Spot every line with the word "this" and return it.
(begin)
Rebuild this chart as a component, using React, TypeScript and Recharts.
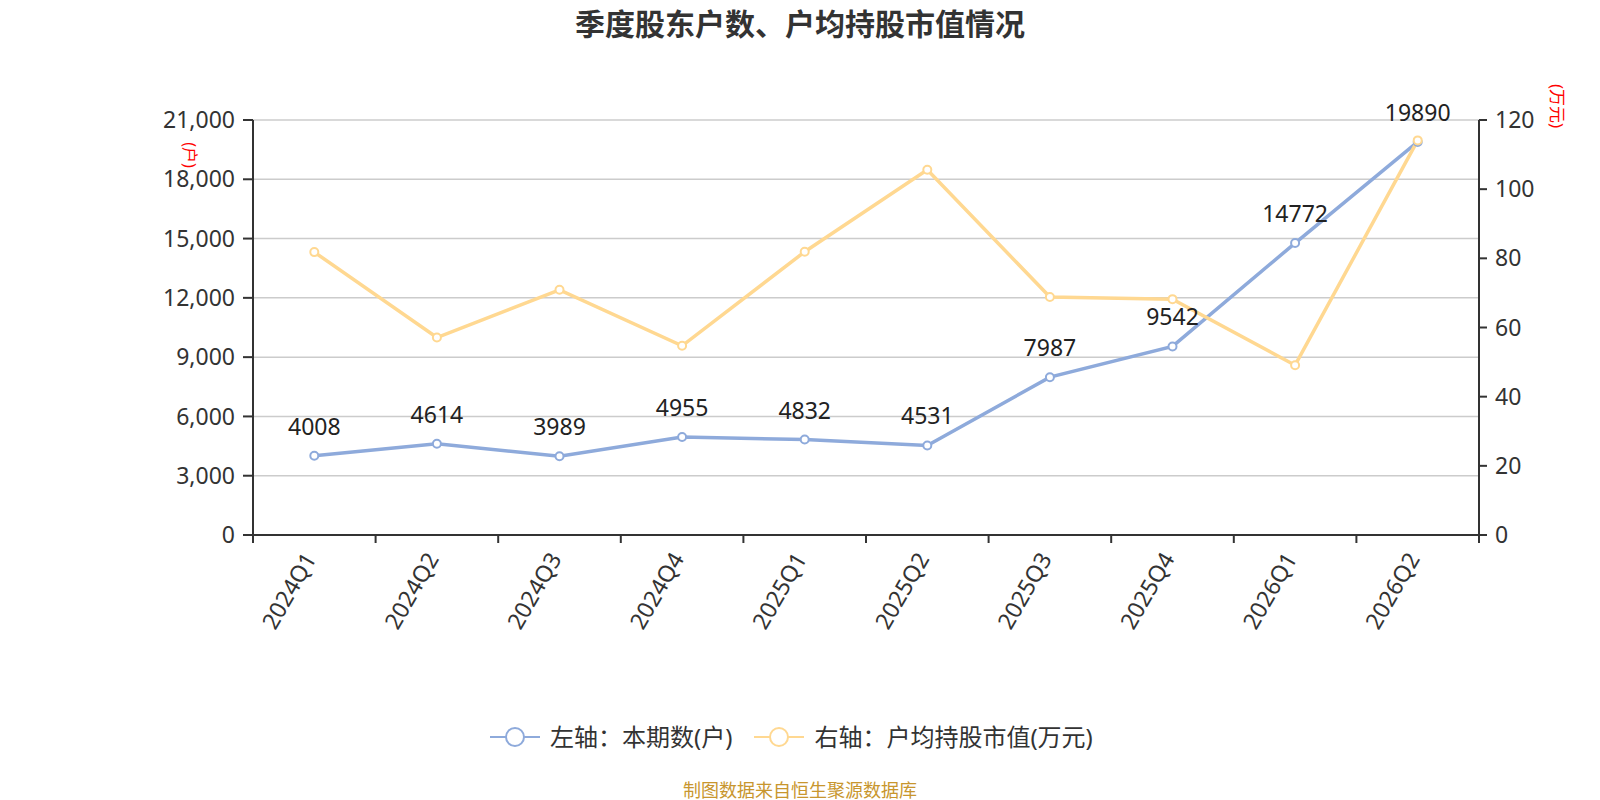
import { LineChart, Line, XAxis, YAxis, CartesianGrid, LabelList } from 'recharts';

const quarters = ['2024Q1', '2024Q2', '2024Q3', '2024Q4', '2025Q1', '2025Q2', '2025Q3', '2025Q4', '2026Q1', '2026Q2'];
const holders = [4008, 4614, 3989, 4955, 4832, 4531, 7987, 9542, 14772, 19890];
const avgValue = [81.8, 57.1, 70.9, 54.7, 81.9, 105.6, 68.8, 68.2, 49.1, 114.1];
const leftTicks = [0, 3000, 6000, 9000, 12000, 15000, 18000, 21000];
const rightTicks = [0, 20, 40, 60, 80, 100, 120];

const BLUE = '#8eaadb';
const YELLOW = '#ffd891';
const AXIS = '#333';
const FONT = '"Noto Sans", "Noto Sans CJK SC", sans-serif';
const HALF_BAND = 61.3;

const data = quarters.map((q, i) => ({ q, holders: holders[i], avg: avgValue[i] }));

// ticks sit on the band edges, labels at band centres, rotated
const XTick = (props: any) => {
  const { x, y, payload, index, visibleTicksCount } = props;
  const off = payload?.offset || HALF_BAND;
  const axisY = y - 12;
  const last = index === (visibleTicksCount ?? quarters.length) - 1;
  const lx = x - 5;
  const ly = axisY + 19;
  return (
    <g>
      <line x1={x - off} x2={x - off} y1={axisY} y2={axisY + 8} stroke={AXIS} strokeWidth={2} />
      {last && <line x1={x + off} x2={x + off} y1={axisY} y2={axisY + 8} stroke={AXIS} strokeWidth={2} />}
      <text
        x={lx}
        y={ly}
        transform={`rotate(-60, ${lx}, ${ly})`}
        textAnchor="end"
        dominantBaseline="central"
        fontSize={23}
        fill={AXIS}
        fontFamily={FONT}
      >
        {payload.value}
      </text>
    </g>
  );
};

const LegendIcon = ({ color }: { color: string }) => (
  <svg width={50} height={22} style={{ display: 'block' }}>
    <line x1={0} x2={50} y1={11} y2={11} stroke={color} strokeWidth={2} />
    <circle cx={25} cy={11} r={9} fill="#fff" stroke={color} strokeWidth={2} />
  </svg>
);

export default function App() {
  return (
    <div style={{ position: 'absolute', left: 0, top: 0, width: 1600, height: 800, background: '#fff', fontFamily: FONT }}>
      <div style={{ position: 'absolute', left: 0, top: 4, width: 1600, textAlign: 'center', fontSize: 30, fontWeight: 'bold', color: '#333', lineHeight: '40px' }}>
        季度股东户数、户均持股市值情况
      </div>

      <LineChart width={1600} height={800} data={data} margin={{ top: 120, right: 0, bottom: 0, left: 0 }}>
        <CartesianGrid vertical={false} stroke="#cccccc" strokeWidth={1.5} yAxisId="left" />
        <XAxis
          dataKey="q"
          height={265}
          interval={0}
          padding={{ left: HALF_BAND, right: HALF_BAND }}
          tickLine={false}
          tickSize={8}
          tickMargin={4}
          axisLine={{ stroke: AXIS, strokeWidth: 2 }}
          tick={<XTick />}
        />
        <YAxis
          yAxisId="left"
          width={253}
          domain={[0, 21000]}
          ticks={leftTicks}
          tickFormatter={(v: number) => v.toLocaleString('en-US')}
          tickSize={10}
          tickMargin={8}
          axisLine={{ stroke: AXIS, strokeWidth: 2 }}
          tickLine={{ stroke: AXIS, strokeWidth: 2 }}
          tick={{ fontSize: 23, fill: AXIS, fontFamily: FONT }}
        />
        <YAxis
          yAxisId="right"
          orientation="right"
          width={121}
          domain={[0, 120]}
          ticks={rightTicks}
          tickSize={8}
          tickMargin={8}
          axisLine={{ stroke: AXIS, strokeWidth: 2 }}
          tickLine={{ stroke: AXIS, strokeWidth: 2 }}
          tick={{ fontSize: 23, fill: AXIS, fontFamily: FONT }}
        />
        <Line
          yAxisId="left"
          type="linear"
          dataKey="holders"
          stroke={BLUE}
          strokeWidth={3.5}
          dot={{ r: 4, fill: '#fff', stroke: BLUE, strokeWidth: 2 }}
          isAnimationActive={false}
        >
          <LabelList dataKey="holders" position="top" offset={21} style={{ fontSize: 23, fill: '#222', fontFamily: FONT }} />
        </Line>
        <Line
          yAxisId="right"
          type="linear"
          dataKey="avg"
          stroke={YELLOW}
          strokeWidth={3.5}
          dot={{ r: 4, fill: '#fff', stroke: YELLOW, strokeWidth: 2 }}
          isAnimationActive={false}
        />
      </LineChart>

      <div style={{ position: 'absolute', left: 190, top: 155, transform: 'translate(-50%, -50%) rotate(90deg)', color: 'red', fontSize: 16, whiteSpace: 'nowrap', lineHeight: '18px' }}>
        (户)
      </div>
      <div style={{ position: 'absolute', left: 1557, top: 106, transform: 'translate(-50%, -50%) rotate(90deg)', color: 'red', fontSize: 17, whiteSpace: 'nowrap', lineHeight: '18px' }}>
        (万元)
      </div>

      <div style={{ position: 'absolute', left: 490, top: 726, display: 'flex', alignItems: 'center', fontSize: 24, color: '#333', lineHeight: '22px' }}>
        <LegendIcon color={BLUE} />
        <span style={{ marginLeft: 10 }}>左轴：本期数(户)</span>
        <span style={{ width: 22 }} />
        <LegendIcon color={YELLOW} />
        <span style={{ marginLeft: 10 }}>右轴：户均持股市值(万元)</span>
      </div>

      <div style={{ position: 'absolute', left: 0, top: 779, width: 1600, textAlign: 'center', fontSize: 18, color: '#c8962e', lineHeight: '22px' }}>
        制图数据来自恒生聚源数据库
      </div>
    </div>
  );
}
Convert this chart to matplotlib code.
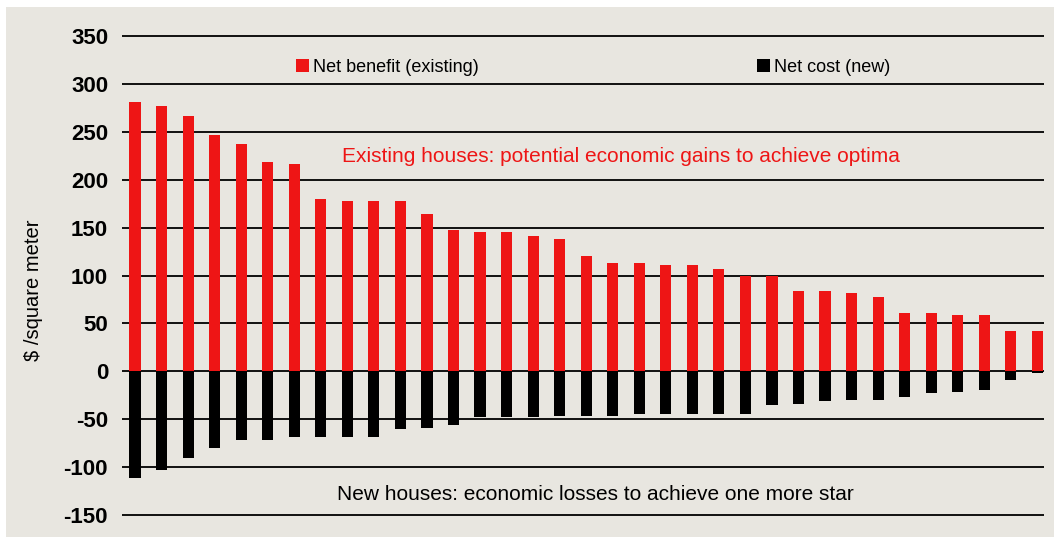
(end)
__REPLY TO THE EXERCISE__
Rebuild this chart as a component, using React, TypeScript and Recharts.
Convert this chart to matplotlib code.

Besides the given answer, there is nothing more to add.